• [Your goal]
Set down word for word the lines running from the line with "What TikZ code" to the line with "(0,0) rectangle (558,1048);", ends included. Skip every picture.

• [Material]
....
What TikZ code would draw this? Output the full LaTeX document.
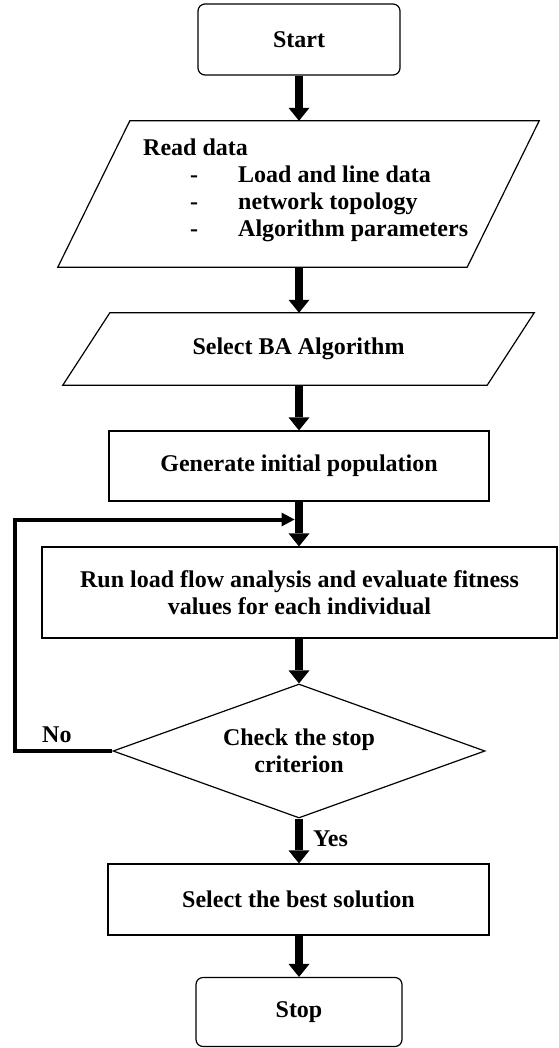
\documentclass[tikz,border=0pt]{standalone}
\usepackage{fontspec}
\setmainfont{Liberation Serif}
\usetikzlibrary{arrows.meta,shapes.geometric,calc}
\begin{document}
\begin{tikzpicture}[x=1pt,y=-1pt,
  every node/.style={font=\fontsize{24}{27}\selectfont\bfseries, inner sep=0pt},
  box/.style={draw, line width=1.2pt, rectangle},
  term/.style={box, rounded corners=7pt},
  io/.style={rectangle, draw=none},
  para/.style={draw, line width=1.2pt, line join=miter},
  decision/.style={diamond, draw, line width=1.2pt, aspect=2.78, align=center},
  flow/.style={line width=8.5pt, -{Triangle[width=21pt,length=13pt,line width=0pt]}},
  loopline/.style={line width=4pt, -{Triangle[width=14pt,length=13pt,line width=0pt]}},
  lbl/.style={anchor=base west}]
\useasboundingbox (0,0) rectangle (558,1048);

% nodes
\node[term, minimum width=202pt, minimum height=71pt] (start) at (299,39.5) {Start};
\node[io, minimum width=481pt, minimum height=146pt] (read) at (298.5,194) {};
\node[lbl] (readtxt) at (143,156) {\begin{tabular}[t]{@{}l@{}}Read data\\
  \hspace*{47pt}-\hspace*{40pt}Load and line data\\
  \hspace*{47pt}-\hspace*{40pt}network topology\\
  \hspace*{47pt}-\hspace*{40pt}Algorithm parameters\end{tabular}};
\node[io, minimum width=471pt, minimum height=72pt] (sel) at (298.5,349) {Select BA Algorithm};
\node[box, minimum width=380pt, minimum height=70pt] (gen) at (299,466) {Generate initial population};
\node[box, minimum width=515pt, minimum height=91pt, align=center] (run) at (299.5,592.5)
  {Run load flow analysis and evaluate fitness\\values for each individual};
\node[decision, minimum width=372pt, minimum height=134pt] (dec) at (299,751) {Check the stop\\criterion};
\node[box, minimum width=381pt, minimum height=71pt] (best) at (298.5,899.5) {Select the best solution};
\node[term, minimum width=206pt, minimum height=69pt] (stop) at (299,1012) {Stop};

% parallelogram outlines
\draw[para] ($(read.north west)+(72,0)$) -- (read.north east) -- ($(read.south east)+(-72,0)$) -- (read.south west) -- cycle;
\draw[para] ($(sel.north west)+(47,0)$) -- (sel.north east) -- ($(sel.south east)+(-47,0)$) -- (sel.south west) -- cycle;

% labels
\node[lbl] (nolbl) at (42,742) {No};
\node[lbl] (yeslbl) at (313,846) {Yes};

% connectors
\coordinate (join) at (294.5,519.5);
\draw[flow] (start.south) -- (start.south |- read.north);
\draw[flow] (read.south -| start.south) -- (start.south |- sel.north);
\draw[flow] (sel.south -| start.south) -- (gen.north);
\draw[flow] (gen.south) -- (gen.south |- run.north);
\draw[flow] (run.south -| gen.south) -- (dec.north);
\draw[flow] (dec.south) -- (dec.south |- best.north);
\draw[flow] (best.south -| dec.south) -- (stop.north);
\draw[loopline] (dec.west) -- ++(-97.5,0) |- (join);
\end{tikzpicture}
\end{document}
....
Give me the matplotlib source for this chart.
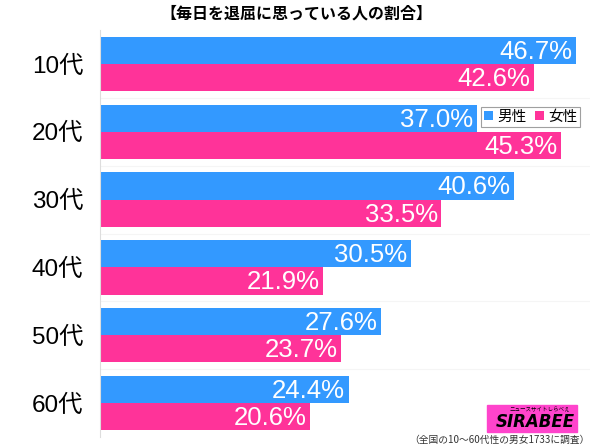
....
• [Exercise solution]
What TikZ code would draw this? Output the full LaTeX document.
\documentclass[tikz,border=0pt]{standalone}
\usepackage{fontspec}
\setmainfont{Liberation Serif}
\usetikzlibrary{arrows.meta,shapes.geometric,calc}
\begin{document}
\begin{tikzpicture}[x=1pt,y=-1pt,
  every node/.style={font=\fontsize{24}{27}\selectfont\bfseries, inner sep=0pt},
  box/.style={draw, line width=1.2pt, rectangle},
  term/.style={box, rounded corners=7pt},
  io/.style={rectangle, draw=none},
  para/.style={draw, line width=1.2pt, line join=miter},
  decision/.style={diamond, draw, line width=1.2pt, aspect=2.78, align=center},
  flow/.style={line width=8.5pt, -{Triangle[width=21pt,length=13pt,line width=0pt]}},
  loopline/.style={line width=4pt, -{Triangle[width=14pt,length=13pt,line width=0pt]}},
  lbl/.style={anchor=base west}]
\useasboundingbox (0,0) rectangle (558,1048);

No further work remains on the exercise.